I have a major, major idea for Young & Rubicam: They should start a brand index mutual fund based on their Brand Asset Valuator (http://www.brandassetvaluator.com.au/). The fund should tie to current strong and emerging brands based on the BAV methodology of identifying brand strength along the pillars of differentiation, relevance, esteem and knowledge. Look at the "Financial Returns" tab on the BAV website. It states:

"Brand strength promotes strong earnings. BAV® has plotted pillar data against revenue growth, margin, NOPAT (whatever that is -- DB) and economic value added (EVA) in over 400 cases over a ten year period, across 18 economic sectors. From this, BAV® has produced a consistent pattern of results. Differentiation is the margin driver - brands that grow their Differentiation have about a 50% higher operating margin on average than those which allow their Differentiation to decline. Relevance is the key to market penetration. Those brands that grow both their Differentiation and Relevance report the greatest increase in operating earnings."
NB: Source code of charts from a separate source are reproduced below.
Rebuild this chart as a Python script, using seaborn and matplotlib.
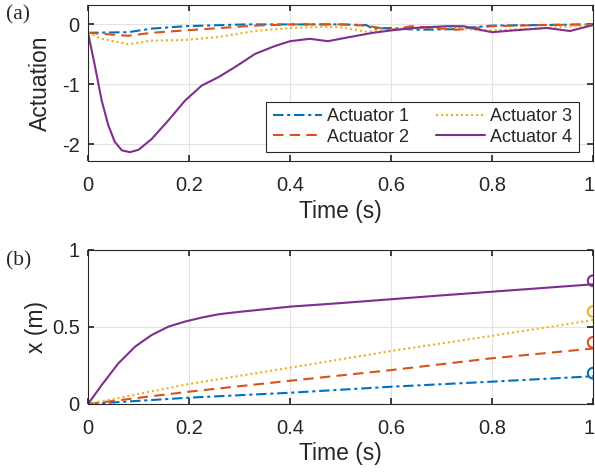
import matplotlib
matplotlib.use("Agg")
import matplotlib.pyplot as plt
import matplotlib.transforms as mtransforms
import pandas as pd
import seaborn as sns

COLORS = ["#0072BD", "#D95319", "#EDB120", "#7E2F8E"]
NAMES = ["Actuator 1", "Actuator 2", "Actuator 3", "Actuator 4"]
DASHES = [(5, 1.8, 1.5, 1.8), (5, 3), (1, 1.4), ""]

# (a) actuation signals
t_act1 = [0, 0.079, 0.126, 0.192, 0.31, 0.4, 0.5, 0.55, 0.564, 0.6, 0.65, 0.72, 0.8, 0.9, 1.0]
act1 = [-0.14, -0.13, -0.07, -0.03, 0.0, 0.0, 0.0, -0.01, -0.07, -0.06, -0.09, -0.08, -0.02, -0.01, 0.0]

t_act2 = [0, 0.079, 0.126, 0.192, 0.331, 0.4, 0.5, 0.55, 0.6, 0.64, 0.73, 0.8, 0.9, 1.0]
act2 = [-0.14, -0.19, -0.14, -0.10, -0.02, 0.0, 0.0, -0.02, -0.09, -0.03, -0.09, -0.03, -0.01, 0.0]

t_act3 = [0, 0.027, 0.079, 0.126, 0.192, 0.258, 0.331, 0.4, 0.47, 0.5, 0.55, 0.6, 0.7, 0.78, 0.8, 0.9, 1.0]
act3 = [-0.14, -0.24, -0.33, -0.27, -0.26, -0.21, -0.11, -0.06, -0.04, -0.05, -0.12, -0.09, -0.04, -0.10, -0.10, -0.06, -0.01]

t_act4 = [0, 0.014, 0.027, 0.04, 0.053, 0.067, 0.083, 0.1, 0.126, 0.159, 0.192, 0.225,
          0.258, 0.291, 0.331, 0.37, 0.4, 0.439, 0.475, 0.512, 0.564, 0.6, 0.644, 0.71,
          0.743, 0.776, 0.8, 0.842, 0.908, 0.954, 1.0]
act4 = [-0.14, -0.71, -1.27, -1.68, -1.96, -2.10, -2.13, -2.09, -1.91, -1.60, -1.27, -1.02,
        -0.88, -0.71, -0.49, -0.36, -0.28, -0.24, -0.28, -0.22, -0.14, -0.10, -0.06, -0.03,
        -0.03, -0.09, -0.13, -0.10, -0.06, -0.11, -0.01]

# (b) positions
t_pos = [0, 0.2, 0.4, 0.6, 0.8, 1.0]
pos1 = [0, 0.041, 0.073, 0.112, 0.145, 0.18]
pos2 = [0, 0.08, 0.151, 0.22, 0.297, 0.36]
pos3 = [0, 0.13, 0.236, 0.344, 0.443, 0.545]
t_pos4 = [0, 0.027, 0.06, 0.093, 0.126, 0.159, 0.192, 0.225, 0.258, 0.291, 0.35,
          0.4, 0.5, 0.6, 0.7, 0.8, 0.9, 1.0]
pos4 = [0, 0.123, 0.264, 0.372, 0.448, 0.502, 0.535, 0.561, 0.582, 0.595, 0.615,
        0.632, 0.655, 0.68, 0.705, 0.729, 0.753, 0.777]
targets = [0.2, 0.4, 0.6, 0.8]

sns.set_theme(style="whitegrid")
plt.rcParams["font.family"] = ["Liberation Sans", "DejaVu Sans"]

fig = plt.figure(figsize=(5.95, 4.74), dpi=100)
ax1 = fig.add_axes([0.148, 0.660, 0.849, 0.329])
ax2 = fig.add_axes([0.148, 0.1477, 0.849, 0.325])

act_series = [(t_act1, act1), (t_act2, act2), (t_act3, act3), (t_act4, act4)]
for (t, a), name, c, d in zip(act_series, NAMES, COLORS, DASHES):
    df = pd.DataFrame({"t": t, "a": a})
    line = sns.lineplot(data=df, x="t", y="a", ax=ax1, color=c, lw=1.5, label=name)
    if d:
        line.lines[-1].set_dashes(d)

pos_series = [(t_pos, pos1), (t_pos, pos2), (t_pos, pos3), (t_pos4, pos4)]
for (t, p), c, d, goal in zip(pos_series, COLORS, DASHES, targets):
    df = pd.DataFrame({"t": t, "p": p})
    line = sns.lineplot(data=df, x="t", y="p", ax=ax2, color=c, lw=1.5)
    if d:
        line.lines[-1].set_dashes(d)
    sns.scatterplot(x=[1.0], y=[goal], ax=ax2, marker="o", s=60,
                    facecolor="none", edgecolor=c, linewidth=1.5, zorder=5)

xt = [0, 0.2, 0.4, 0.6, 0.8, 1]
xtl = ["0", "0.2", "0.4", "0.6", "0.8", "1"]
shift = mtransforms.ScaledTranslation(-3 / 72, 0, fig.dpi_scale_trans)
for ax in (ax1, ax2):
    ax.set_xlim(0, 1)
    ax.set_xticks(xt)
    ax.set_xticklabels(xtl)
    ax.set_xlabel("Time (s)", fontsize=16.5, color="#262626", labelpad=3)
    ax.grid(True, color="#e3e3e3", lw=0.8)
    ax.tick_params(direction="in", length=4, labelsize=14.5, colors="#262626",
                   top=True, right=True, bottom=True, left=True)
    ax.tick_params(axis="x", pad=11)
    ax.tick_params(axis="y", pad=6)
    for sp in ax.spines.values():
        sp.set_color("#262626")
        sp.set_linewidth(0.8)
    last = ax.get_xticklabels()[-1]
    last.set_transform(last.get_transform() + shift)

ax1.set_ylim(-2.28, 0.32)
ax1.set_yticks([-2, -1, 0])
ax1.set_yticklabels(["-2", "-1", "0"])
ax1.set_ylabel("Actuation", fontsize=16.5, color="#262626", labelpad=7)

ax2.set_ylim(0, 1)
ax2.set_yticks([0, 0.5, 1])
ax2.set_yticklabels(["0", "0.5", "1"])
ax2.set_ylabel("x (m)", fontsize=16.5, color="#262626", labelpad=3)

leg = ax1.legend(loc="lower center", bbox_to_anchor=(0.662, 0.058), ncol=2,
                 fontsize=13, frameon=True, fancybox=False, framealpha=1,
                 edgecolor="#262626", handlelength=2.7, columnspacing=1.5,
                 handletextpad=0.3, borderpad=0.35, labelspacing=0.2,
                 borderaxespad=0)
leg.get_frame().set_linewidth(0.8)

fig.text(0.01, 0.988, "(a)", fontsize=15.5, family="Liberation Serif", va="top")
fig.text(0.01, 0.471, "(b)", fontsize=15.5, family="Liberation Serif", va="top")

fig.savefig("out.png", dpi=100)
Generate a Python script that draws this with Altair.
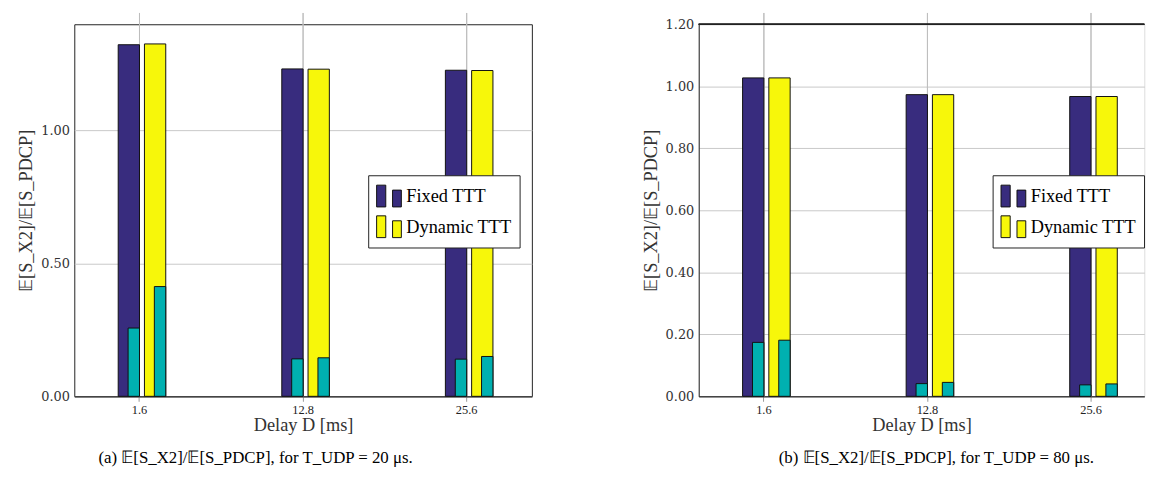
import altair as alt
import pandas as pd

delays = ["1.6", "12.8", "25.6"]
series = ["Fixed TTT", "Dynamic TTT"]

# panel (a): T_UDP = 20 us
a_fixed = [1.323, 1.232, 1.227]
a_dynamic = [1.326, 1.231, 1.226]
a_fixed_inner = [0.257, 0.141, 0.140]
a_dynamic_inner = [0.413, 0.145, 0.150]
a_ticks = [0.0, 0.5, 1.0]

# panel (b): T_UDP = 80 us
b_fixed = [1.027, 0.973, 0.967]
b_dynamic = [1.027, 0.973, 0.967]
b_fixed_inner = [0.174, 0.041, 0.037]
b_dynamic_inner = [0.181, 0.045, 0.040]
b_ticks = [0.0, 0.2, 0.4, 0.6, 0.8, 1.0, 1.2]

y_title = "𝔼[S_X2]/𝔼[S_PDCP]"
x_title = "Delay D [ms]"
a_caption = "(a) 𝔼[S_X2]/𝔼[S_PDCP], for T_UDP = 20 μs."
b_caption = "(b) 𝔼[S_X2]/𝔼[S_PDCP], for T_UDP = 80 μs."

BLUE = "#382C7E"
YELLOW = "#F7F70A"
TEAL = "#00B0B0"
SERIF = "Liberation Serif"
LEGEND_PATH = "M-1,-0.88H-0.26V0.88H-1Z M0.29,-0.48H1V0.88H0.29Z"
PLOT_H = 376


def table(fixed, dynamic, fixed_inner, dynamic_inner):
    rows = []
    for i, d in enumerate(delays):
        rows.append({"delay": d, "series": series[0], "total": fixed[i], "inner": fixed_inner[i]})
        rows.append({"delay": d, "series": series[1], "total": dynamic[i], "inner": dynamic_inner[i]})
    return pd.DataFrame(rows)


def panel(df, ymax, ticks, caption, width, pad_outer, align, framed, cap_dx):
    x_scale = alt.Scale(paddingInner=0.679, paddingOuter=pad_outer, align=align)
    x_axis = alt.Axis(title=x_title, labelAngle=0, grid=False, domain=True, domainColor="#444",
                      domainWidth=1.5, ticks=True, tickSize=5, tickColor="#999", labelPadding=2,
                      labelFont=SERIF, labelFontSize=12.5, labelColor="#222", titleFont=SERIF,
                      titleFontSize=18.5, titleFontWeight="normal", titleColor="#333", titlePadding=0)
    y_scale = alt.Scale(domain=[0, ymax], nice=False, zero=True)
    y_axis = alt.Axis(title=y_title, values=ticks, format=".2f", grid=True, gridColor="#c8c8c8",
                      ticks=False, domain=not framed, domainColor="#222", labelFont="DejaVu Serif",
                      labelFontSize=13, labelColor="#333", labelPadding=5, titleFont=SERIF,
                      titleFontSize=18.5, titleFontWeight="normal", titleColor="#333", titlePadding=5)
    x_enc = alt.X("delay:N", sort=delays, scale=x_scale, axis=x_axis)
    xo = alt.XOffset("series:N", sort=series, scale=alt.Scale(paddingInner=0, paddingOuter=0))
    base = alt.Chart(df)

    grid = base.mark_rule(color="#bdbdbd", strokeWidth=1).encode(
        x=x_enc, y=alt.value(-11.4), y2=alt.value(PLOT_H))

    bars = base.mark_bar(width=alt.RelativeBandSize(21.5 / 26.5), stroke="#111", strokeWidth=1).encode(
        x=x_enc, xOffset=xo,
        y=alt.Y("total:Q", scale=y_scale, axis=y_axis),
        color=alt.Color("series:N", sort=series,
                        scale=alt.Scale(domain=series, range=[BLUE, YELLOW]),
                        legend=alt.Legend(title=None, orient="none", legendX=297, legendY=152.6,
                                          symbolType=LEGEND_PATH, symbolSize=625,
                                          symbolStrokeColor="#111", symbolStrokeWidth=1,
                                          symbolOpacity=1, fillColor="white", strokeColor="#222",
                                          padding=8, labelFont=SERIF, labelFontSize=18.5,
                                          labelColor="black", rowPadding=5, labelOffset=4.5)),
    )

    inner = base.mark_bar(width=alt.RelativeBandSize(11.5 / 26.5), color=TEAL, stroke="#111",
                          strokeWidth=1).encode(
        x=x_enc, xOffset=xo,
        y=alt.Y("inner:Q", scale=y_scale, axis=y_axis),
    )

    layers = [grid, bars, inner]
    if not framed:
        top = base.mark_rule(color="#222", strokeWidth=1).encode(
            x=alt.value(0), x2=alt.value(width), y=alt.value(0))
        layers.append(top)

    props = dict(
        width=width, height=PLOT_H,
        title=alt.TitleParams(caption, orient="bottom", anchor="middle", frame="group", dx=cap_dx,
                              offset=16, font=SERIF, fontSize=17, fontWeight="normal", color="black"),
    )
    if framed:
        props["view"] = alt.ViewBackground(stroke="#222", strokeWidth=1)
    return alt.layer(*layers).properties(**props)


left = panel(table(a_fixed, a_dynamic, a_fixed_inner, a_dynamic_inner), 1.4, a_ticks, a_caption,
             462.4, 0.238, 0.5, True, -48)
right = panel(table(b_fixed, b_dynamic, b_fixed_inner, b_dynamic_inner), 1.2, b_ticks, b_caption,
              450.3, 0.2016, 0.59, False, 15)

chart = alt.hconcat(left, right, spacing=109).properties(
    padding={"left": 8, "top": 1, "right": 0, "bottom": 0}
).resolve_scale(color="independent").configure_view(strokeWidth=0).configure(font=SERIF)

chart.save("out.html", embed_options={"renderer": "svg", "actions": False})
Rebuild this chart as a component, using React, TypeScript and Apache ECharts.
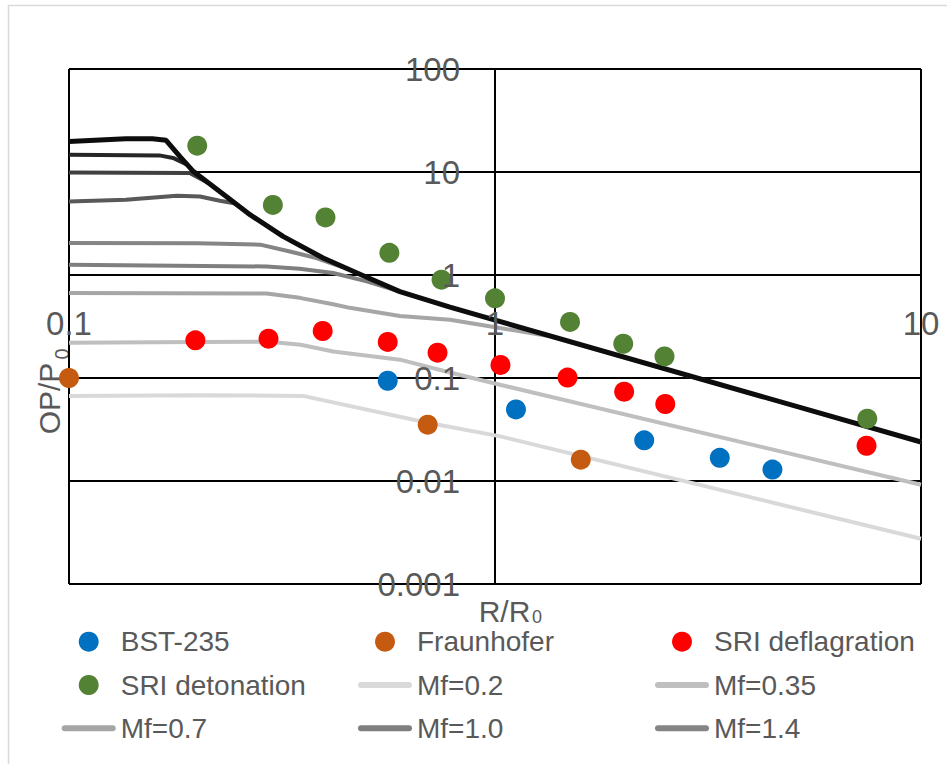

Well it's a short leap from increased operating earnings to increased stock price -- can anybody say "ka-ching"?

The world's top brands have higher stock prices than nonbrands, but to my knowledge nobody has ever invested in a brand methodology per se -- started a mutual fund based on a brand strength methodology. Creating such a fund would not only prove that brands have a higher value than their generic counterparts (which would be good concrete tangible evidence for the academic), but it would also create an investment vehicle for people who believe strongly in the power of brand.

Well Y&R, what are you waiting for?

Or Interbrand could do it - they have their own financial formula for calculating brand value -- see http://www.interbrand.com/best_brands_2006_FAQ.asp -- and they annually calculate what the top brands are.

I'll stand by and wait for the announcement.